Lors des élections de 2019, lorsque Volodymyr Zelensky, d’origine juive, est arrivé au pouvoir, aucun parti d’extrême droite n’a réussi à entrer au Parlement. Pour Bilezkyj aussi, c’était fini.

Andreas Umland, du Centre d’études sur l’Europe de l’est de Stockholm, estime dans le journal allemand «Welt» que le gouvernement russe présente l’extrême droite ukrainienne comme un «facteur d’influence politique déterminant», «alors qu’elle n’est que marginale».

Les experts relativisent

Même sur le plan militaire, les 2000 combattants d’Azov ne représentent qu’une fraction des 450’000 membres de l’armée. Dans une interview accordée à «Welt», Kacper Rekawek, post-doctorant au Centre de recherche sur l’extrémisme de l’université d’Oslo, déclare: «nous parlons toujours d’Azov sur la base de l’image que nous en avions en 2014. C’est exactement ce que veut le Kremlin.»
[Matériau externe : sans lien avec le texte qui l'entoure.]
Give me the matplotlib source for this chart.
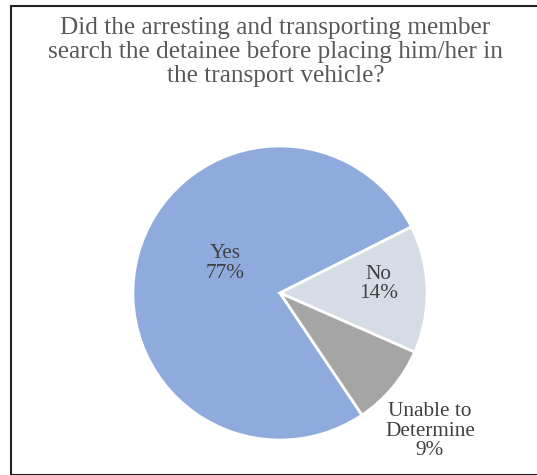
import matplotlib.pyplot as plt
from matplotlib.patches import Rectangle

# Data
labels = ["Yes", "No", "Unable to\nDetermine"]
values = [77, 14, 9]
colors = ["#8FAADC", "#D6DCE5", "#A5A5A5"]
title = ("Did the arresting and transporting member\n"
         "search the detainee before placing him/her in\n"
         "the transport vehicle?")

# label spots inside the pie axes (radius units)
label_pos = [(-0.37, 0.20), (0.67, 0.06), (1.02, -0.94)]

W, H = 537, 475
fig = plt.figure(figsize=(W / 100, H / 100), dpi=100)

# outer frame (right side runs off the image)
fig.patches.append(Rectangle((11 / W, 0.0), 1.0, (H - 5.5) / H,
                             transform=fig.transFigure, fill=False,
                             edgecolor="#222222", linewidth=1.5))

fig.text(0.513, 1 - 17 / H, title, ha="center", va="top",
         fontsize=18.2, family="Liberation Serif", color="#595959",
         linespacing=1.08)

cx, cy, r = 280, 293, 150
ax = fig.add_axes([(cx - r) / W, (H - cy - r) / H, 2 * r / W, 2 * r / H])
start = 360 * (1 - values[1] / 100 - values[2] / 100) + 26.7
ax.pie(values, colors=colors, startangle=start, counterclock=False,
       wedgeprops=dict(edgecolor="white", linewidth=2))
ax.set_xlim(-1.02, 1.02)
ax.set_ylim(-1.02, 1.02)
ax.axis("off")

for lab, v, (x, y) in zip(labels, values, label_pos):
    ax.text(x, y, f"{lab}\n{v}%", ha="center", va="center",
            fontsize=15.3, family="Liberation Serif", color="#404040",
            linespacing=1.02, clip_on=False)

fig.savefig("out.png", dpi=100)
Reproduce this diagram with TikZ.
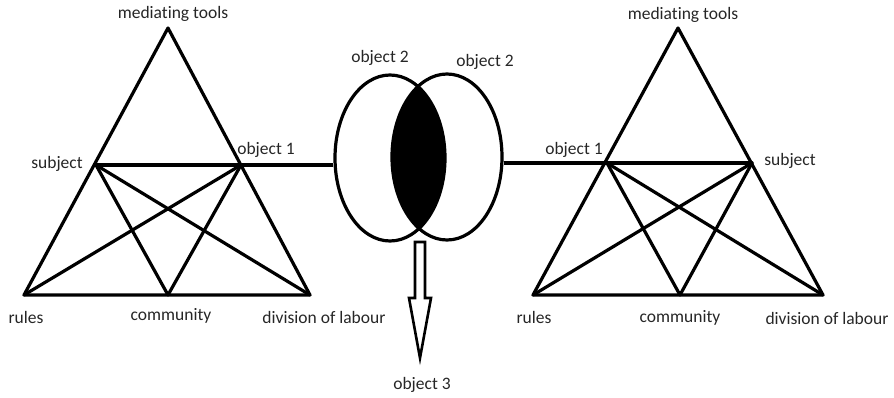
\documentclass[tikz,border=0pt]{standalone}
\usepackage{fontspec}
\setmainfont{Carlito}[Ligatures={NoCommon}]
\usetikzlibrary{shapes.geometric}
\begin{document}
\begin{tikzpicture}[x=1pt,y=-1pt,
  edge/.style={line width=3.2pt,line cap=round,line join=round},
  lbl/.style={font=\fontsize{17.5}{20}\selectfont,text=black!85,inner sep=0pt},
  oval/.style={ellipse,draw,line width=3.2pt,inner sep=0pt,minimum width=110pt,minimum height=166pt}]
\useasboundingbox (0,0) rectangle (894,397);
% left triangle vertices (ml = left middle, mr = right middle)
\coordinate (Lt) at (168,28);
\coordinate (Lml) at (96,165);
\coordinate (Lmr) at (241,165);
\coordinate (Lr) at (24,295);
\coordinate (Lc) at (168,295);
\coordinate (Ld) at (310,295);
% right triangle vertices
\coordinate (Rt) at (678,28);
\coordinate (Rml) at (607,163);
\coordinate (Rmr) at (752,163);
\coordinate (Rr) at (533,295);
\coordinate (Rc) at (680,295);
\coordinate (Rd) at (823,295);
% ellipses
\node[oval] (e1) at (390,158) {};
\node[oval] (e2) at (447,157) {};
\begin{scope}
  \clip (390,158) ellipse [x radius=55pt, y radius=83pt];
  \fill (447,157) ellipse [x radius=55pt, y radius=83pt];
\end{scope}
% triangles
\foreach \p in {L,R}{
  \draw[edge] (\p t) -- (\p r) -- (\p d) -- cycle;
  \draw[edge] (\p ml) -- (\p mr);
  \draw[edge] (\p ml) -- (\p c) -- (\p mr);
  \draw[edge] (\p ml) -- (\p d);
  \draw[edge] (\p mr) -- (\p r);
}
\draw[edge,line cap=butt] (Lmr) -- (Lmr -| e1.west);
\draw[edge,line cap=butt] (Rml) -- (Rml -| e2.east);
% hollow arrow
\coordinate (at) at (420,358);
\draw[line width=2.6pt,line join=miter]
  (415,242) -- (425,242) -- (425,298) -- (431,298) -- (at) -- (409,298) -- (415,298) -- cycle;
% labels
\node[lbl] (lmt) at (173,14) {mediating tools};
\node[lbl] (lsu) at (57,164) {subject};
\node[lbl] (lo1) at (266,150) {object 1};
\node[lbl] (lru) at (26,317) {rules};
\node[lbl] (lco) at (171,316) {community};
\node[lbl] (ldl) at (324,317) {division of labour};
\node[lbl] (o2a) at (380,58) {object 2};
\node[lbl] (o2b) at (485,62) {object 2};
\node[lbl] (o3) at (422,385) {object 3};
\node[lbl] (rmt) at (683,15) {mediating tools};
\node[lbl] (ro1) at (574,150) {object 1};
\node[lbl] (rsu) at (790,161) {subject};
\node[lbl] (rru) at (534,317) {rules};
\node[lbl] (rco) at (680,318) {community};
\node[lbl] (rdl) at (827,318) {division of labour};
\end{tikzpicture}
\end{document}
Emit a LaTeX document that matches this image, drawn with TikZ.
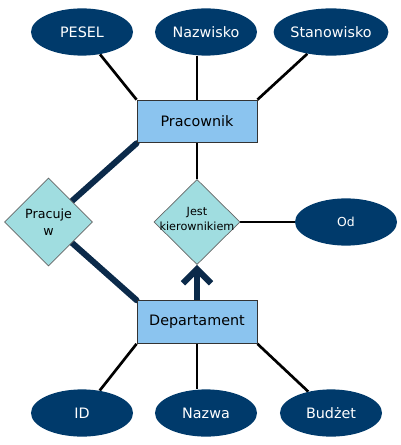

La plupart des membres radicaux fondateurs ont entre-temps quitté le régiment, affirme Kacper Rekawek. «Les nouveaux membres rejoignent souvent le groupe en raison de sa réputation d’unité efficace, et non pas en raison de son étiquette d’extrême droite».

Des balles graissées au porc

Il n’est toutefois pas certain que l’état d’esprit du régiment ait réellement changé. Une vidéo de propagande récemment publiée montre des combattants trempant leurs cartouches dans de la graisse de porc avant de les insérer dans le chargeur… un autre symbolisme obscur?

Très clairement xénophobe, même. Selon leurs propres dires, cela devrait leur permettre de tuer les «orques de Kadyrov»; des unités paramilitaires de la République tchétchène, généralement de religion musulmane – avec Ramzan Kadyrov à leur tête.

Selon les rapports, nombre de ces miliciens se trouvent actuellement en Ukraine. Dans l’islam, le porc est considéré comme un animal impur. Le régiment Azov ne cherche donc pas seulement à détruire ses ennemis, mais aussi à les humilier en fonction de leur religion et de leur ethnie. Pour le changement de mentalité, on repassera.